• _TASK INSTRUCTIONS_
Write out exactly the lines of the entries below from the one holding "Output the LaTeX" to the one holding "(8pt,31pt) -- (727pt,31pt);", inclusive, and leave out all other lines.

• _MATERIALS PROVIDED_

━━━━━━━━━━━━━━━━

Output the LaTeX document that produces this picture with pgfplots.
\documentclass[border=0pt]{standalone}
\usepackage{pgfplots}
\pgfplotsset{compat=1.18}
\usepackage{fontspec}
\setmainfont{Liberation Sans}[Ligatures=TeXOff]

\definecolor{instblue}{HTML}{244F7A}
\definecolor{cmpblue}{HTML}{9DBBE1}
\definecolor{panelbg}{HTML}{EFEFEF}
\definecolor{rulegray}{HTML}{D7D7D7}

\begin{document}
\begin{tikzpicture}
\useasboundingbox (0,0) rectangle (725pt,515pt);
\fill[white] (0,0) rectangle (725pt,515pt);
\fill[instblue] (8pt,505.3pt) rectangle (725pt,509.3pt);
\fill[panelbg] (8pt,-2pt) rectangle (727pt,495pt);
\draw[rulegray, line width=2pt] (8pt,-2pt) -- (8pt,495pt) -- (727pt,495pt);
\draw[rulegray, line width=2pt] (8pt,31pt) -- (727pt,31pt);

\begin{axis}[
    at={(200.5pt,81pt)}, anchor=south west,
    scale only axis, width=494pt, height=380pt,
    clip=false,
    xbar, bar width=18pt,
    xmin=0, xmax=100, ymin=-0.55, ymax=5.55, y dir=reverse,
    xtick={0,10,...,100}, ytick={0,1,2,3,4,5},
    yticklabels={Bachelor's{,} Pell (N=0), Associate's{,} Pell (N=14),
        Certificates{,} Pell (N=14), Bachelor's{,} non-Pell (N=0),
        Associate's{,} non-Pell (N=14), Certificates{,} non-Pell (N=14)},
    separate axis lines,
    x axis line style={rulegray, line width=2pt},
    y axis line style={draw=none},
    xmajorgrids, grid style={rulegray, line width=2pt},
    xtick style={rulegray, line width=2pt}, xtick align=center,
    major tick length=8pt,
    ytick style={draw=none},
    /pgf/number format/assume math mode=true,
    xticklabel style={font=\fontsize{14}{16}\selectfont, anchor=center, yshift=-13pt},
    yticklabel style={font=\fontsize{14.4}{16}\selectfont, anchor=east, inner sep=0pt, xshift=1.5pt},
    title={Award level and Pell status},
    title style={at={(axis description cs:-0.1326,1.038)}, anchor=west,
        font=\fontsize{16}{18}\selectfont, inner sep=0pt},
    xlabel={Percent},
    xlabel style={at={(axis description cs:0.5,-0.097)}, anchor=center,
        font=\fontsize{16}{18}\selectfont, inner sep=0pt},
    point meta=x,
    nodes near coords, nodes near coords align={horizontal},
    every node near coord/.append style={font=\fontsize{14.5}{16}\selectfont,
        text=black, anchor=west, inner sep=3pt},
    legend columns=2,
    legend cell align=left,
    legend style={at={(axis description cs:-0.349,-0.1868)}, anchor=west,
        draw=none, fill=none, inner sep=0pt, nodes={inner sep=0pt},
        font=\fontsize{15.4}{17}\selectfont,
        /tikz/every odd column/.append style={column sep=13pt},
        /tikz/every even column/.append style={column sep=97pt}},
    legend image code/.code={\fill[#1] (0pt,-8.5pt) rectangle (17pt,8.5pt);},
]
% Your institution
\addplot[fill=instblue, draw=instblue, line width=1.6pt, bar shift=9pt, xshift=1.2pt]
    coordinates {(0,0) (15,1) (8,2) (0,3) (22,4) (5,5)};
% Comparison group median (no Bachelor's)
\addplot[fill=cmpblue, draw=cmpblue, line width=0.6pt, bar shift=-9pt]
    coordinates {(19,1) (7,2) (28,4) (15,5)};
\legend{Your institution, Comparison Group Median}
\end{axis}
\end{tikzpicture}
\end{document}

━━━━━━━━━━━━━━━━

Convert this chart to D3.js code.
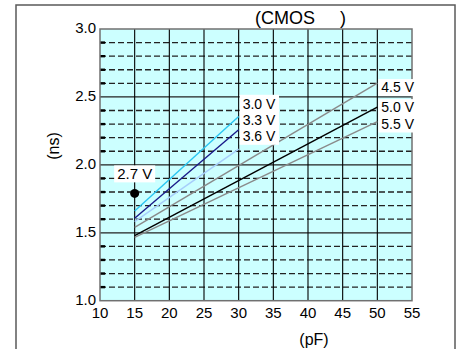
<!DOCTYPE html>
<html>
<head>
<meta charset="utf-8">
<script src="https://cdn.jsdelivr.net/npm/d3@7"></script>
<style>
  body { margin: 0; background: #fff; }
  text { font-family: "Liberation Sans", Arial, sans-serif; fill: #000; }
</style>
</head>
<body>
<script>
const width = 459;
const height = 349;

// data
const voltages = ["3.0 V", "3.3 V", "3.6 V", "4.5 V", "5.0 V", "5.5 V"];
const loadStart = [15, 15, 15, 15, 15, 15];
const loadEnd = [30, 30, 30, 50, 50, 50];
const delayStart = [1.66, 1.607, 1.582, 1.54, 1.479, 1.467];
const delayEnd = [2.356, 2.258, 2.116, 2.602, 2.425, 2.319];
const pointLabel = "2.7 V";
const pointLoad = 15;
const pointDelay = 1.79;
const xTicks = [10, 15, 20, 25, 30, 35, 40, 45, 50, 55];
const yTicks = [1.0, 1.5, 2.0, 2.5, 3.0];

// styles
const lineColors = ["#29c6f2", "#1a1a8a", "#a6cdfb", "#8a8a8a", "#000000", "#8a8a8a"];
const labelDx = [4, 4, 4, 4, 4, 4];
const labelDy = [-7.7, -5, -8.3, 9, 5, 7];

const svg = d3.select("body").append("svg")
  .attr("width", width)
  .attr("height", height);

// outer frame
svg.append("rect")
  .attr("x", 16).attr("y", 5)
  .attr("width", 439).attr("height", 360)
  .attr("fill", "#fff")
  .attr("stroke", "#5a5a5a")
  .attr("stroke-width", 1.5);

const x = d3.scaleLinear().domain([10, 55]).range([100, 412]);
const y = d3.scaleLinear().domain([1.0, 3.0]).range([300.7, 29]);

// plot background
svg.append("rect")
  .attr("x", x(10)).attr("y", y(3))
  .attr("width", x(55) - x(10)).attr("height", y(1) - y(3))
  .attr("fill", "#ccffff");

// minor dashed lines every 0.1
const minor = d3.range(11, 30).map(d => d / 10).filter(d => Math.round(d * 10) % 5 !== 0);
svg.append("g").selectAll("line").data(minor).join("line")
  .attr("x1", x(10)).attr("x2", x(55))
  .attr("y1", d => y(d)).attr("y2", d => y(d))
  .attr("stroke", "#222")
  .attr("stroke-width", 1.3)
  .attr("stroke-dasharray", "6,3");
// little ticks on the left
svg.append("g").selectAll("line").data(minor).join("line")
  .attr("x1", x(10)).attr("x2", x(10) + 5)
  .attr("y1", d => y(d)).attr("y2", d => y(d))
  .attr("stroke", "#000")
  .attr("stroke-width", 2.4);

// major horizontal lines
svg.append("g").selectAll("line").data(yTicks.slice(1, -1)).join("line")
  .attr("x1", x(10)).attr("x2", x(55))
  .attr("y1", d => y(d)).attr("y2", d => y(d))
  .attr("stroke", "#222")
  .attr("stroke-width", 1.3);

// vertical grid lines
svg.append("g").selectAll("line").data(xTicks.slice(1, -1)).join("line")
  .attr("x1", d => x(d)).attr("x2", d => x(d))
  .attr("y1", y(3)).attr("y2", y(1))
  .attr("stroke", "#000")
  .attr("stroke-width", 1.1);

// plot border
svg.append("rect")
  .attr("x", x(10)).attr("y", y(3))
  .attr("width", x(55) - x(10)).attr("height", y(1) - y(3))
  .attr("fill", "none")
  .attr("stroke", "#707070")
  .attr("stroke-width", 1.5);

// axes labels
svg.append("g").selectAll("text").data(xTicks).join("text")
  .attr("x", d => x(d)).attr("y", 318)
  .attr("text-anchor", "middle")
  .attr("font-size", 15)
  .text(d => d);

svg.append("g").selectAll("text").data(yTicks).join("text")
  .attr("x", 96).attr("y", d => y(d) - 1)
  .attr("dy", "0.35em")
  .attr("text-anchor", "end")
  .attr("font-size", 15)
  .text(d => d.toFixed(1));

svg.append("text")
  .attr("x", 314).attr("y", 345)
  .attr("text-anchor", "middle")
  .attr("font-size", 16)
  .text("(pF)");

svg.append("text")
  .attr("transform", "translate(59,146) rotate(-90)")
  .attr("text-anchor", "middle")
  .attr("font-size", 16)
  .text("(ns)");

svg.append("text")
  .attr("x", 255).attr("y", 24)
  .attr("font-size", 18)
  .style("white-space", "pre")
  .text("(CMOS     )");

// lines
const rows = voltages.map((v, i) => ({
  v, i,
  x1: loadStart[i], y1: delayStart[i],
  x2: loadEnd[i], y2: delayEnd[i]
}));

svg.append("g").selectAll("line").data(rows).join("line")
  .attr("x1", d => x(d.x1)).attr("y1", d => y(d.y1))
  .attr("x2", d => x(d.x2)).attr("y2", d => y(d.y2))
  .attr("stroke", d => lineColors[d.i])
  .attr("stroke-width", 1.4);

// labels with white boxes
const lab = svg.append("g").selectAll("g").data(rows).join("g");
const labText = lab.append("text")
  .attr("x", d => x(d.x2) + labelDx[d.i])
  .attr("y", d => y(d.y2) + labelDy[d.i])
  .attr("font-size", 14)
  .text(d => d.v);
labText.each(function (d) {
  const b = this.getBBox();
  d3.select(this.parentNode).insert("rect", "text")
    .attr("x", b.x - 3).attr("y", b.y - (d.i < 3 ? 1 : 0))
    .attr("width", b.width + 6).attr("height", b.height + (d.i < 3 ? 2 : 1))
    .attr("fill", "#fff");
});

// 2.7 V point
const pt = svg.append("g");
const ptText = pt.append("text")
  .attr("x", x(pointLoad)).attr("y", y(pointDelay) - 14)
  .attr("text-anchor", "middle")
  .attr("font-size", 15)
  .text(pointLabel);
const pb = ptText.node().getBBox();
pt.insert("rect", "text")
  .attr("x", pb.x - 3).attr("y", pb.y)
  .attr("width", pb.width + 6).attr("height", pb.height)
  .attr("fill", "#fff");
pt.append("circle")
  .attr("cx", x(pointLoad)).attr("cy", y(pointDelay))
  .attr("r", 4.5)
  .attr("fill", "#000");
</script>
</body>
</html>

━━━━━━━━━━━━━━━━

• _EXERCISE RESULT_
Output the LaTeX document that produces this picture with pgfplots.
\documentclass[border=0pt]{standalone}
\usepackage{pgfplots}
\pgfplotsset{compat=1.18}
\usepackage{fontspec}
\setmainfont{Liberation Sans}[Ligatures=TeXOff]

\definecolor{instblue}{HTML}{244F7A}
\definecolor{cmpblue}{HTML}{9DBBE1}
\definecolor{panelbg}{HTML}{EFEFEF}
\definecolor{rulegray}{HTML}{D7D7D7}

\begin{document}
\begin{tikzpicture}
\useasboundingbox (0,0) rectangle (725pt,515pt);
\fill[white] (0,0) rectangle (725pt,515pt);
\fill[instblue] (8pt,505.3pt) rectangle (725pt,509.3pt);
\fill[panelbg] (8pt,-2pt) rectangle (727pt,495pt);
\draw[rulegray, line width=2pt] (8pt,-2pt) -- (8pt,495pt) -- (727pt,495pt);
\draw[rulegray, line width=2pt] (8pt,31pt) -- (727pt,31pt);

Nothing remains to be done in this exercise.